A 1970s sports icon helped the Akron Marathon kick off its new “100 Runner Challenge” — a call to area athletes to help raise $100,000 toward the organization’s endowment campaign.
Bill Rodgers, whose Boston and New York City marathon victories in the 1970s made him a folk hero and helped launch a running boom, told a group of about 100 invited supporters at the Akron Civic Theatre that the sport needed their help.
“If you live in this area, this is your race,” said Rodgers, who has volunteered to hold strategy sessions with campaign participants prior to the Sept. 29 race as an incentive.
Last fall, marathon founder Steve Marks announced a $1 million “sustainability campaign” to create an endowment and ensure the event survives for generations.
The campaign has raised $370,000 to date. A successful 100 Runner Challenge would help that campaign get near the halfway point.
“You’re the ambassadors of the Akron Marathon,” Marks said. “You’re the ones we can count on to spread the word.”
The 100 Runner Challenge is an old-fashioned performance-based sponsorship program, although the Internet and technology does most of the work.

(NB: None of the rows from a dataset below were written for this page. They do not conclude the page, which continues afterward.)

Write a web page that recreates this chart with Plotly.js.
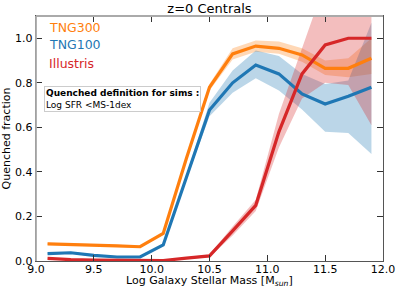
<!DOCTYPE html>
<html>
<head>
<meta charset="utf-8">
<script src="https://cdn.plot.ly/plotly-3.0.1.min.js"></script>
<style>
html,body{margin:0;padding:0;background:#fff;}
#chart{width:399px;height:291px;}
</style>
</head>
<body>
<div id="chart"></div>
<script>
// Bin centres (log stellar mass)
var mass = [9.1, 9.3, 9.5, 9.7, 9.9, 10.1, 10.3, 10.5, 10.7, 10.9, 11.1, 11.3, 11.5, 11.7, 11.9];

// TNG300
var tng300    = [0.077, 0.075, 0.073, 0.068, 0.064, 0.124, 0.46, 0.78, 0.93, 0.965, 0.955, 0.925, 0.865, 0.865, 0.91];
var tng300Lo  = [0.072, 0.070, 0.068, 0.063, 0.059, 0.118, 0.45, 0.765, 0.905, 0.94, 0.93, 0.895, 0.835, 0.825, 0.84];
var tng300Hi  = [0.082, 0.080, 0.078, 0.073, 0.069, 0.130, 0.47, 0.795, 0.955, 0.99, 0.985, 0.955, 0.90, 0.91, 1.0];

// TNG100
var tng100    = [0.033, 0.037, 0.025, 0.018, 0.018, 0.072, 0.375, 0.678, 0.80, 0.88, 0.84, 0.75, 0.705, 0.74, 0.78];
var tng100Lo  = [0.029, 0.033, 0.021, 0.015, 0.015, 0.066, 0.365, 0.65, 0.755, 0.82, 0.765, 0.68, 0.58, 0.575, 0.48];
var tng100Hi  = [0.037, 0.041, 0.029, 0.021, 0.021, 0.078, 0.385, 0.71, 0.855, 0.945, 0.92, 0.84, 0.795, 0.81, 1.07];

// Illustris
var illustris   = [0.012, 0.006, 0.004, 0.003, 0.002, 0.002, 0.013, 0.023, 0.135, 0.25, 0.58, 0.84, 0.97, 1.0, 1.0];
var illustrisLo = [0.008, 0.003, 0.002, 0.001, 0.000, 0.000, 0.009, 0.017, 0.115, 0.225, 0.51, 0.73, 0.80, 0.79, 0.61];
var illustrisHi = [0.016, 0.009, 0.006, 0.005, 0.004, 0.004, 0.017, 0.029, 0.155, 0.275, 0.66, 0.96, 1.25, 1.25, 1.25];

var seriesNames  = ['TNG300', 'TNG100', 'Illustris'];
var seriesColors = ['#ff7f0e', '#1f77b4', '#d62728'];
var bandColors   = ['rgba(255,127,14,0.3)', 'rgba(31,119,180,0.3)', 'rgba(214,39,40,0.3)'];
var xTicks = [9.0, 9.5, 10.0, 10.5, 11.0, 11.5, 12.0];
var yTicks = [0.0, 0.2, 0.4, 0.6, 0.8, 1.0];

var mids = [tng300, tng100, illustris];
var los  = [tng300Lo, tng100Lo, illustrisLo];
var his  = [tng300Hi, tng100Hi, illustrisHi];

var traces = [];
for (var i = 0; i < 3; i++) {
  traces.push({
    x: mass.concat(mass.slice().reverse()),
    y: his[i].concat(los[i].slice().reverse()),
    type: 'scatter', mode: 'lines', fill: 'toself',
    fillcolor: bandColors[i], line: {width: 0, color: 'rgba(0,0,0,0)'},
    hoverinfo: 'skip', showlegend: false
  });
}
for (var j = 0; j < 3; j++) {
  traces.push({
    x: mass, y: mids[j], type: 'scatter', mode: 'lines',
    line: {color: seriesColors[j], width: 3.2}, name: seriesNames[j], showlegend: false
  });
}

var font = 'DejaVu Sans, sans-serif';
var layout = {
  width: 399, height: 291,
  margin: {l: 36, r: 16, t: 16, b: 30, pad: 0},
  paper_bgcolor: '#fff', plot_bgcolor: '#fff',
  font: {family: font, size: 11, color: '#000'},
  showlegend: false,
  title: {text: 'z=0 Centrals', font: {family: font, size: 13, color: '#000'},
          x: 0.525, xanchor: 'center', y: 0.97, yanchor: 'middle'},
  xaxis: {
    range: [9.0, 12.0], tickvals: xTicks, ticktext: xTicks.map(function(v){return v.toFixed(1);}),
    ticks: 'inside', ticklen: 6, tickwidth: 1, tickcolor: '#333',
    showline: true, linecolor: '#555', linewidth: 1.3, mirror: 'ticks',
    showgrid: false, zeroline: false, ticklabelstandoff: -3,
    tickfont: {family: font, size: 11, color: '#000'}
  },
  yaxis: {
    range: [0, 1.1], tickvals: yTicks, ticktext: yTicks.map(function(v){return v.toFixed(1);}),
    ticks: 'inside', ticklen: 6, tickwidth: 1, tickcolor: '#333',
    showline: true, linecolor: '#555', linewidth: 1.3, mirror: 'ticks',
    showgrid: false, zeroline: false,
    tickfont: {family: font, size: 11, color: '#000'},
    title: {text: 'Quenched fraction', font: {family: font, size: 11, color: '#000'}, standoff: 2}
  },
  shapes: [
    {type: 'line', xref: 'paper', yref: 'paper', x0: 0, x1: 0, y0: 0, y1: 1, line: {color: '#aaaaaa', width: 1.8}, layer: 'above'},
    {type: 'line', xref: 'paper', yref: 'paper', x0: 0, x1: 1, y0: 1, y1: 1, line: {color: '#aaaaaa', width: 1.8}, layer: 'above'}
  ],
  annotations: [
    {text: seriesNames[0], xref: 'paper', yref: 'paper', x: 0.033, y: 0.955, xanchor: 'left', yanchor: 'middle', showarrow: false, font: {family: font, size: 12.5, color: seriesColors[0]}},
    {text: seriesNames[1], xref: 'paper', yref: 'paper', x: 0.033, y: 0.884, xanchor: 'left', yanchor: 'middle', showarrow: false, font: {family: font, size: 12.5, color: seriesColors[1]}},
    {text: seriesNames[2], xref: 'paper', yref: 'paper', x: 0.033, y: 0.808, xanchor: 'left', yanchor: 'middle', showarrow: false, font: {family: font, size: 12.5, color: seriesColors[2]}},
    {text: '<b>Quenched definition for sims :</b><br>Log SFR &lt;MS-1dex', xref: 'paper', yref: 'paper',
     x: 0.022, y: 0.714, xanchor: 'left', yanchor: 'top', align: 'left', showarrow: false,
     bordercolor: '#cccccc', borderwidth: 1, borderpad: 1, bgcolor: 'rgba(255,255,255,0.8)',
     font: {family: font, size: 9, color: '#000'}},
    {text: 'Log Galaxy Stellar Mass [M<sub><i>sun</i></sub>]', xref: 'paper', yref: 'paper',
     x: 0.5, y: -0.082, xanchor: 'center', yanchor: 'middle', showarrow: false,
     font: {family: font, size: 11, color: '#000'}}
  ]
};

Plotly.newPlot('chart', traces, layout, {displayModeBar: false, staticPlot: true});
</script>
</body>
</html>
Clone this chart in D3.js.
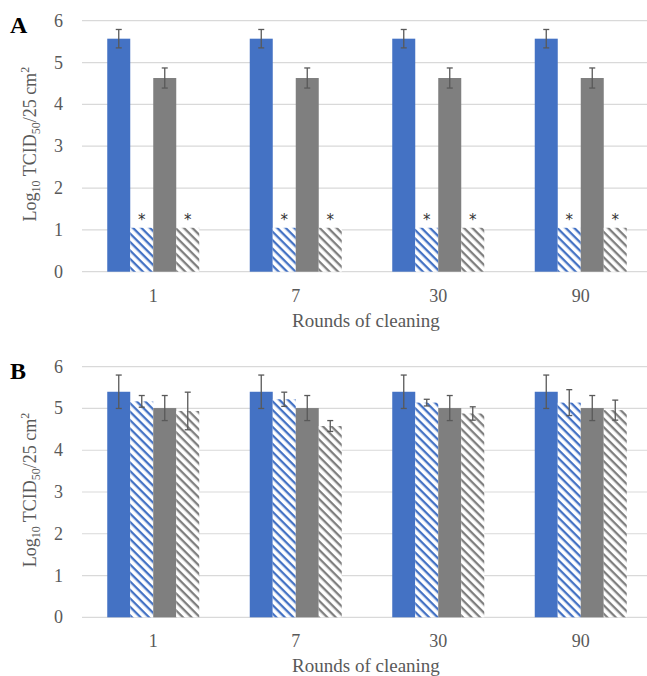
<!DOCTYPE html>
<html>
<head>
<meta charset="utf-8">
<script src="https://cdn.jsdelivr.net/npm/d3@7"></script>
<style>
  body { margin: 0; background: #fff; }
</style>
</head>
<body>
<svg id="chart"></svg>
<script>
// figure size
var w = 647;
var h = 676;
var serif = "'Liberation Serif', 'Times New Roman', serif";

// categories
var rounds = ["1", "7", "30", "90"];
var yTicks = [0, 1, 2, 3, 4, 5, 6];

// panel A means / errors (log10 TCID50/25 cm2)
var aBlue = [5.57, 5.57, 5.57, 5.57];
var aBlueErr = [0.22, 0.22, 0.22, 0.22];
var aBlueHatch = [1.05, 1.05, 1.05, 1.05];
var aBlueHatchErr = [0, 0, 0, 0];
var aGray = [4.63, 4.63, 4.63, 4.63];
var aGrayErr = [0.24, 0.24, 0.24, 0.24];
var aGrayHatch = [1.05, 1.05, 1.05, 1.05];
var aGrayHatchErr = [0, 0, 0, 0];
var aStars = [false, true, false, true]; // asterisk above series

// panel B means / errors
var bBlue = [5.40, 5.40, 5.40, 5.40];
var bBlueErr = [0.40, 0.40, 0.40, 0.40];
var bBlueHatch = [5.17, 5.22, 5.14, 5.14];
var bBlueHatchErr = [0.14, 0.17, 0.08, 0.31];
var bGray = [5.01, 5.01, 5.01, 5.01];
var bGrayErr = [0.30, 0.30, 0.30, 0.30];
var bGrayHatch = [4.94, 4.58, 4.88, 4.96];
var bGrayHatchErr = [0.45, 0.13, 0.16, 0.24];
var bStars = [false, false, false, false];

var blue = "#4472C4";
var gray = "#7F7F7F";
var fills = [blue, "url(#hatchBlue)", gray, "url(#hatchGray)"];

var svg = d3.select("#chart").attr("width", w).attr("height", h)
  .style("display", "block");

// hatch patterns (wide downward diagonal)
var defs = svg.append("defs");
[["hatchBlue", blue], ["hatchGray", gray]].forEach(function (p) {
  var pat = defs.append("pattern")
    .attr("id", p[0])
    .attr("patternUnits", "userSpaceOnUse")
    .attr("width", 6).attr("height", 6)
    .attr("patternTransform", "rotate(45)");
  pat.append("rect").attr("width", 6).attr("height", 6).attr("fill", "#fff");
  pat.append("rect").attr("width", 6).attr("height", 2.3).attr("fill", p[1]);
});

var x0 = d3.scaleBand().domain(rounds).range([82, 652]);
var groupW = 92;
var x1 = d3.scaleBand().domain([0, 1, 2, 3])
  .range([(x0.bandwidth() - groupW) / 2, (x0.bandwidth() + groupW) / 2]);

function panel(letter, top, bottom, series, errs, stars) {
  var y = d3.scaleLinear().domain([0, 6]).range([bottom, top]);
  var g = svg.append("g").attr("font-family", serif);

  // gridlines
  g.selectAll(".grid").data(yTicks).enter().append("line")
    .attr("x1", 82).attr("x2", w)
    .attr("y1", function (d) { return y(d); })
    .attr("y2", function (d) { return y(d); })
    .attr("stroke", "#D9D9D9").attr("stroke-width", 1.2);

  // y tick labels
  g.selectAll(".yt").data(yTicks).enter().append("text")
    .attr("x", 63).attr("y", function (d) { return y(d) + 6; })
    .attr("text-anchor", "end")
    .attr("font-family", serif)
    .attr("font-size", 18).attr("fill", "#595959")
    .text(function (d) { return d; });

  // bars
  rounds.forEach(function (r, i) {
    var gx = x0(r);
    series.forEach(function (s, j) {
      var bx = gx + x1(j);
      var bw = x1.bandwidth();
      g.append("rect")
        .attr("x", bx).attr("y", y(s[i]))
        .attr("width", bw).attr("height", y(0) - y(s[i]))
        .attr("fill", fills[j]);
      var e = errs[j][i];
      if (e > 0) {
        var cx = bx + bw / 2;
        var eg = g.append("g").attr("stroke", "#595959").attr("stroke-width", 1.3);
        eg.append("line").attr("x1", cx).attr("x2", cx)
          .attr("y1", y(s[i] + e)).attr("y2", y(s[i] - e));
        eg.append("line").attr("x1", cx - 3).attr("x2", cx + 3)
          .attr("y1", y(s[i] + e)).attr("y2", y(s[i] + e));
        eg.append("line").attr("x1", cx - 3).attr("x2", cx + 3)
          .attr("y1", y(s[i] - e)).attr("y2", y(s[i] - e));
      }
      if (stars[j]) {
        g.append("text")
          .attr("x", bx + bw / 2).attr("y", y(s[i]) - 3)
          .attr("text-anchor", "middle")
          .attr("font-family", "'DejaVu Sans', sans-serif")
          .attr("font-size", 15).attr("fill", "#333")
          .text("*");
      }
    });
    // x tick label
    g.append("text")
      .attr("x", gx + x0.bandwidth() / 2).attr("y", bottom + 30)
      .attr("text-anchor", "middle")
      .attr("font-family", serif)
      .attr("font-size", 18).attr("fill", "#595959")
      .text(r);
  });

  // x axis title
  g.append("text")
    .attr("x", 366).attr("y", bottom + 55)
    .attr("text-anchor", "middle")
    .attr("font-family", serif)
    .attr("font-size", 19).attr("fill", "#595959")
    .text("Rounds of cleaning");

  // y axis title
  var yl = g.append("text")
    .attr("transform", "translate(36," + ((top + bottom) / 2 - 2) + ") rotate(-90)")
    .attr("text-anchor", "middle")
    .attr("font-family", serif)
    .attr("font-size", 18).attr("fill", "#595959");
  yl.append("tspan").text("Log");
  yl.append("tspan").attr("dy", 4).attr("font-size", 12).text("10");
  yl.append("tspan").attr("dy", -4).text(" TCID");
  yl.append("tspan").attr("dy", 4).attr("font-size", 12).text("50");
  yl.append("tspan").attr("dy", -4).text("/25 cm");
  yl.append("tspan").attr("dy", -7).attr("font-size", 12).text("2");

  // panel letter
  g.append("text")
    .attr("x", 10).attr("y", top + 12)
    .attr("font-family", serif)
    .attr("font-size", 24).attr("font-weight", "bold").attr("fill", "#000")
    .text(letter);
}

panel("A", 20.7, 271.7,
  [aBlue, aBlueHatch, aGray, aGrayHatch],
  [aBlueErr, aBlueHatchErr, aGrayErr, aGrayHatchErr], aStars);
panel("B", 366.7, 617.3,
  [bBlue, bBlueHatch, bGray, bGrayHatch],
  [bBlueErr, bBlueHatchErr, bGrayErr, bGrayHatchErr], bStars);
</script>
</body>
</html>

Participants register online at Charity Bets (charitybets.com) where runners sign up and set their goals for this year’s marathon, half-marathon or relay race. Runners can link their activity to social media (Facebook, Twitter, LinkedIn) where friends, family and co-workers can follow links to make a pledge based on whether the runner meets, exceeds or falls short of a personal goal.
After the race, the runner announces his or her performance, and Charity Bets collects on the pledges.
Runners who get $1,000 in pledges prior to the race receive special considerations, including a VIP packet at this year’s Expo, an exclusive warm-up area with food and beverages on race day, their name announced at the starting line, a hat and special parking privileges.
Jim Chaney, who helped design the Akron course, said several runners have already signed up for the challenge, including last year’s women’s marathon winner Becki Michael, and Leo Kormanik, a member of last year’s relay championship team. Both Michael and Kormanik also ran the Akron race to qualify for the 2012 Olympic Trials.
Marks said the Akron Marathon is expecting 15,000 people to participate in this year’s event, from running the full marathon to joining the Kids Fun Run.
He also reminded the gathering of a study done by the University of Akron Department of Economics last year that determined the 2011 Akron Marathon added about $5.2 million to Akron’s economy. That was $1.2 million more than the previous year and created the equivalent of 46 jobs.
Marks said the endowment set up through the Akron Community Foundation will help the marathon continue to meet its goal of promoting fitness while growing the local economy and raising money for charity.
Added Rodgers, who helped Akron kick off its first marathon as its national spokesman in 2003: “Our sport, as strong as it is, is going to keep growing. There are no limits.”